Sunday, June 17, 2018

When is a Cat Like a Hobbit?



Some cats like adventures, and are always straining to get beyond the closed door, to see what the next corner is hiding. Other cats do not care for adventures. These cats are quite like Bilbo Baggins, in The Hobbit – indeed, the title character of that book (which is nowhere near as inflated and padded as the recent movies based upon it) – who declares that adventures are “nasty disturbing uncomfortable things.” These cats, like Hobbits, prefer to stay home, where it is safe, and meals are regular and, if so desired, frequent.

Renn is like Bilbo Baggins.

I harnessed the big boy to the newly acquired leash this afternoon, to give him a taste of the outdoors, as Parker enjoyed. You can probably guess, from the first paragraph, where this is going. Renn did not like his adventure. The leash and harness themselves did not bother him so much as did what they portended. Once outside the apartment, merely in the corridor, he cringed at the door, facing it, as it trying to push himself back underneath. I had to carry him outside.

Things did not improve. Renn immediately crouched against the grass – not caring that it was fresh and green and fragrant – and pulled at the leash toward the building’s door. He started crying.

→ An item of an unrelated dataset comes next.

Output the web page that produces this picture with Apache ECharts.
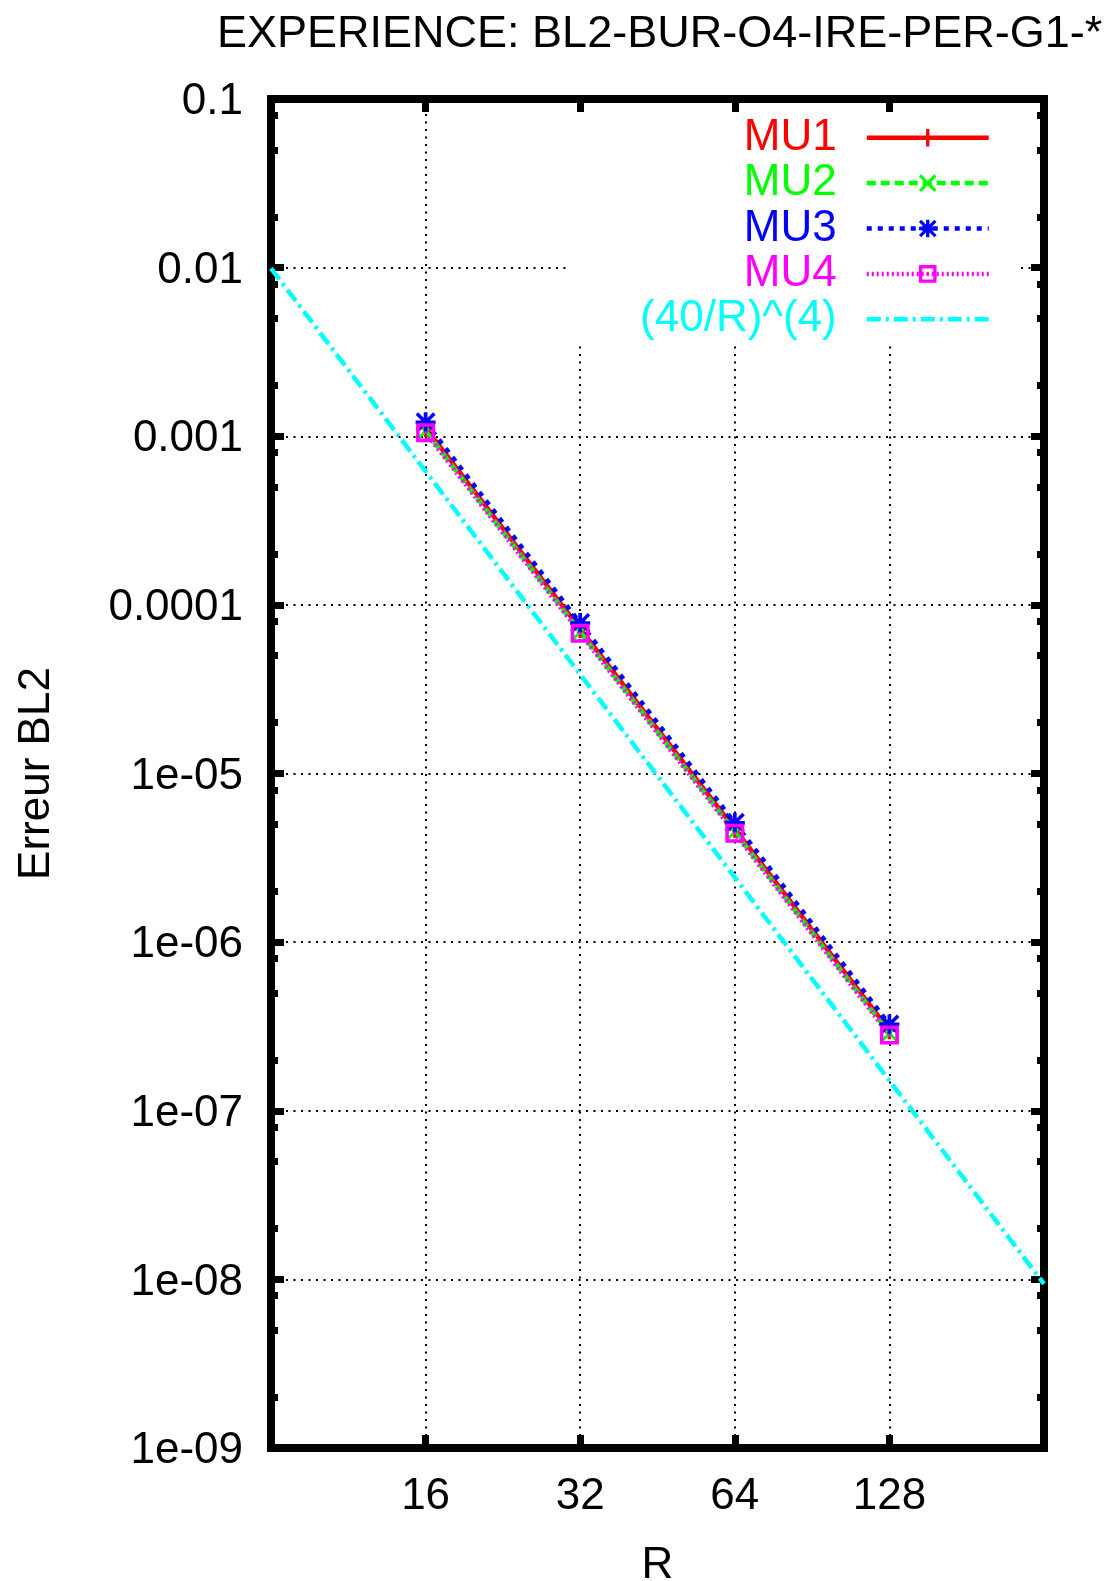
<!DOCTYPE html>
<html>
<head>
<meta charset="utf-8">
<script src="https://cdn.jsdelivr.net/npm/echarts@6/dist/echarts.min.js"></script>
<style>
  html, body { margin: 0; padding: 0; background: #fff; }
  #chart { width: 1107px; height: 1581px; }
</style>
</head>
<body>
<div id="chart"></div>
<script>
// ---- data ----
const rValues = [16, 32, 64, 128];
const mu1Values = [1.12e-3, 7.2e-5, 4.7e-6, 3.0e-7];
const mu2Values = [1.07e-3, 6.9e-5, 4.5e-6, 2.87e-7];
const mu3Values = [1.21e-3, 7.8e-5, 5.1e-6, 3.25e-7];
const mu4Values = [1.05e-3, 6.78e-5, 4.42e-6, 2.81e-7];
const refR = [8, 16, 32, 64, 128, 256];
const refValues = [0.0099, 6.2e-4, 3.87e-5, 2.42e-6, 1.51e-7, 9.4e-9];

const seriesNames = ['MU1', 'MU2', 'MU3', 'MU4', '(40/R)^(4)'];
const xTickLabels = ['16', '32', '64', '128'];
const yTickValues = [1e-9, 1e-8, 1e-7, 1e-6, 1e-5, 1e-4, 1e-3, 1e-2, 1e-1];
const yTickLabels = ['1e-09', '1e-08', '1e-07', '1e-06', '1e-05', '0.0001', '0.001', '0.01', '0.1'];
const yMinorFactors = [2, 5, 8];

const titleText = 'EXPERIENCE: BL2-BUR-O4-IRE-PER-G1-*';
const xName = 'R';
const yName = 'Erreur BL2';

// ---- build ----
const FONT = "'Liberation Sans', Arial, sans-serif";
const colors = ['#ff0000', '#00ff00', '#0000ff', '#ff00ff', '#00ffff'];
const dashes = ['solid', [9, 5], [5, 6], [2, 3], [14, 5, 3, 5]];
const LW = 4.5;

const pairs = (xs, ys) => xs.map((x, i) => [x, ys[i]]);

const yMinorValues = [];
yTickValues.slice(0, -1).forEach(d => yMinorFactors.forEach(f => yMinorValues.push(d * f)));

const SYM_PLUS = 'path://M6.5,0H9.5V16H6.5Z M0,6.5H16V9.5H0Z';
const SYM_CROSS = 'path://M0,2L2,0L16,14L14,16Z M14,0L16,2L2,16L0,14Z';
const SYM_STAR = 'path://M6.5,0H9.5V16H6.5Z M0,6.5H16V9.5H0Z M0,2L2,0L16,14L14,16Z M14,0L16,2L2,16L0,14Z';
const SYM_SQUARE = 'path://M0,0H16V16H0Z M3,3V13H13V3Z M6.8,6.8H9.2V9.2H6.8Z';

function yLabel(v) {
  const e = Math.round(Math.log10(v));
  const idx = yTickValues.findIndex(t => Math.round(Math.log10(t)) === e);
  return idx >= 0 ? '{a|' + yTickLabels[idx] + '}' : '';
}
function xLabel(v) {
  const s = String(Math.round(v));
  return xTickLabels.includes(s) ? s : '';
}

const common = { fontFamily: FONT, color: '#000' };

function lineSeries(i, data, symbol, size, show) {
  return {
    name: seriesNames[i], type: 'line', data,
    xAxisIndex: 0, yAxisIndex: 0,
    symbol, symbolSize: size, symbolKeepAspect: true,
    showSymbol: show,
    lineStyle: { color: colors[i], width: LW, type: dashes[i] },
    itemStyle: { color: colors[i] },
    animation: false,
    z: 3
  };
}

const chart = echarts.init(document.getElementById('chart'), null, { renderer: 'canvas' });
chart.setOption({
  backgroundColor: '#fff',
  animation: false,
  title: {
    text: titleText,
    left: 212, top: 7,
    textStyle: { fontFamily: FONT, fontSize: 45, fontWeight: 'normal', color: '#000' }
  },
  grid: {
    left: 271, right: 63, top: 99, bottom: 133,
    outerBoundsMode: 'none', containLabel: false,
    show: true, borderColor: '#000', borderWidth: 8, backgroundColor: 'transparent'
  },
  legend: {
    orient: 'vertical', align: 'right',
    right: 89, top: 112,
    itemWidth: 122, itemHeight: 22, itemGap: 0,
    padding: [3, 27, 3, 72],
    backgroundColor: '#fff',
    selectedMode: false,
    textStyle: { fontFamily: FONT, fontSize: 44, lineHeight: 45.4, padding: [0, 25, 0, 0] },
    data: seriesNames.map((n, i) => {
      const item = {
        name: n,
        textStyle: { color: colors[i] },
        lineStyle: { color: colors[i], width: LW, type: dashes[i] }
      };
      if (i === 4) item.itemStyle = { opacity: 0 };
      return item;
    })
  },
  xAxis: [
    {
      type: 'log', logBase: 2, min: 8, max: 256, splitNumber: 5, position: 'bottom',
      name: xName, nameLocation: 'middle', nameGap: 96,
      nameTextStyle: { ...common, fontSize: 44 },
      axisLine: { show: false },
      axisTick: { inside: true, length: 13, lineStyle: { color: '#000', width: 7 } },
      axisLabel: { ...common, fontSize: 44, margin: 27, formatter: xLabel },
      splitLine: { show: true, lineStyle: { color: '#000', width: 2, type: [2, 5.5] } }
    },
    {
      type: 'log', logBase: 2, min: 8, max: 256, splitNumber: 5, position: 'top',
      axisLine: { show: false },
      axisTick: { inside: true, length: 13, lineStyle: { color: '#000', width: 7 } },
      axisLabel: { show: false },
      splitLine: { show: false }
    }
  ],
  yAxis: [
    {
      type: 'log', logBase: 10, min: 1e-9, max: 0.1, splitNumber: 8, position: 'left',
      name: yName, nameLocation: 'middle', nameGap: 212, nameRotate: 90,
      nameTextStyle: { ...common, fontSize: 44 },
      axisLine: { show: false },
      axisTick: { inside: true, length: 13, lineStyle: { color: '#000', width: 7 } },
      axisLabel: {
        ...common, fontSize: 44, margin: 28, formatter: yLabel,
        rich: { a: { fontFamily: FONT, fontSize: 44, color: '#000', padding: [6, 0, 0, 0] } }
      },
      splitLine: { show: true, lineStyle: { color: '#000', width: 2, type: [2, 5.5] } }
    },
    {
      type: 'log', logBase: 10, min: 1e-9, max: 0.1, splitNumber: 8, position: 'right',
      axisLine: { show: false },
      axisTick: { inside: true, length: 13, lineStyle: { color: '#000', width: 7 } },
      axisLabel: { show: false },
      splitLine: { show: false }
    },
    {
      type: 'log', logBase: 10, min: 1e-9, max: 0.1, position: 'left',
      axisLine: { show: false },
      axisTick: { inside: true, length: 7, customValues: yMinorValues, lineStyle: { color: '#000', width: 7 } },
      axisLabel: { show: false },
      splitLine: { show: false }
    },
    {
      type: 'log', logBase: 10, min: 1e-9, max: 0.1, position: 'right',
      axisLine: { show: false },
      axisTick: { inside: true, length: 7, customValues: yMinorValues, lineStyle: { color: '#000', width: 7 } },
      axisLabel: { show: false },
      splitLine: { show: false }
    }
  ],
  series: [
    lineSeries(0, pairs(rValues, mu1Values), SYM_PLUS, 18, true),
    lineSeries(1, pairs(rValues, mu2Values), SYM_CROSS, 16, true),
    lineSeries(2, pairs(rValues, mu3Values), SYM_STAR, 20, true),
    lineSeries(3, pairs(rValues, mu4Values), SYM_SQUARE, 19, true),
    lineSeries(4, pairs(refR, refValues), 'none', 0, false)
  ]
});
</script>
</body>
</html>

Well, enough was enough. I had not wanted to distress the poor fellow, merely show him an avenue of fun he may not have travelled. It turns out, he did not wish to travel it. I picked him up again and hastened inside. After he was released from his bonds, his back arched, his tail shot up and he wagged his body as big boys do when they are pleased with events. To test him further, I sat on the bed; Renn jumped up and was purring a minute later. There was no harm done.

I must admit that I was surprised by the extreme reaction he felt. I thought that, while he probably would not have quite the unbridled enthusiasm Parker did (if I can use the adjective of a cat who is, indeed, bridled, in a way), I thought he might be intrigued in a wary fashion. This was not the case. Renn will of course not be forced to undergo such an ordeal again. He is and will remain an inside cat, even when the outside is limited by a leash.

It turns out that Renn is very like Bilbo Baggins, right down to the furry feet…

Thursday, June 14, 2018

Comb Hither



My holidays are time off from my job, not from work. During my three weeks, I am kept busy with a number of chores that, while I could perform them during a Saturday or Sunday, would take up the majority of what little free time I have on those days. If they take up the same amount of time on my holidays, it seems much less tragic, as I have more time available.

The biggest chore is always the cleaning of the cat-trees. I feel like it should be a communal task, like the scouring of the White Horse in Berkshire, when whole villages would gather to clean up and uncover the ancient carving of the horse cut into the turf. Unfortunately, my fellow villagers are four-footed, furred and expect me to do all the work. Which I do.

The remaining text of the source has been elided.